Washington não reconhece a reeleição de Maduro em julho de 2024.

Foto: AFP
Existe uma organização do narcotráfico?
"Não existe tal coisa, por isso dificilmente Maduro pode ser seu chefe. É um conto", responde Phil Gunson, analista do Crisis Group. "Não há dúvida de que haja cumplicidade entre indivíduos vinculados ao poder e ao crime organizado. Mas evidências diretas incontestáveis nunca foram apresentadas" acerca de uma organização como as do México ou da Colômbia com uma hierarquia.

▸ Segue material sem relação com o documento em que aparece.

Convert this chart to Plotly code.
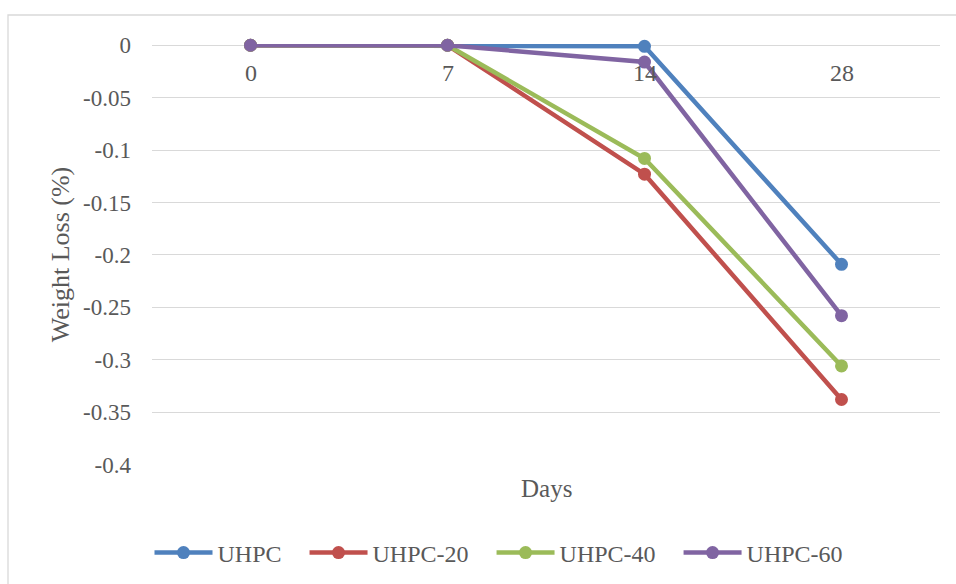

O termo Cartel de los Soles foi cunhado na imprensa em 1993, seis anos antes da chegada de Hugo Chávez ao poder. Foi um caso de dois generais investigados por narcotráfico, indica o portal "Insight Crime".
As insígnias dos generais venezuelanos são distinguidas com um sol dourado, que aumenta de número à medida que a patente sobe.
Segundo o "Insight Crime", o nome ganhou mais notoriedade à medida que surgiram denúncias de supostos vínculos de membros do governo, como o poderoso ministro do Interior, Diosdado Cabello, e das Forças Armadas com grupos guerrilheiros para permitir o trânsito de drogas pelo território venezuelano com a proteção dos militares.

Foto: Juan Barreto / AFP
Pretexto para invadir?
Os Estados Unidos, que invadiram Granada em 1983 e o Panamá em 1989, insistem que o seu objetivo nas Caraíbas é combater o tráfico de drogas. Washington não interrompeu, por exemplo, os envios de petróleo da Chevron para os seus portos ou os voos de deportação de venezuelanos.
Maduro, no entanto, abriu o registo da Milícia Bolivariana, um componente militar integrado por civis que exibem uma alta carga ideológica. Segundo o mandatário, a Venezuela já possui cerca de 4,5 milhões de reservistas para enfrentar "qualquer ameaça", um número questionado por especialistas.
Não está claro quando ou para onde os navios irão, mas o tema da invasão surge nas ruas da Venezuela, entre piadas, preocupação, incredulidade e esperanças de alguns opositores.
Entretanto, analistas observam o cenário como distante. "Se o governo Trump realmente quisesse provocar uma mudança de regime", apostaria numa "ação surpresa", considera Mariano de Alba, especialista em geopolítica.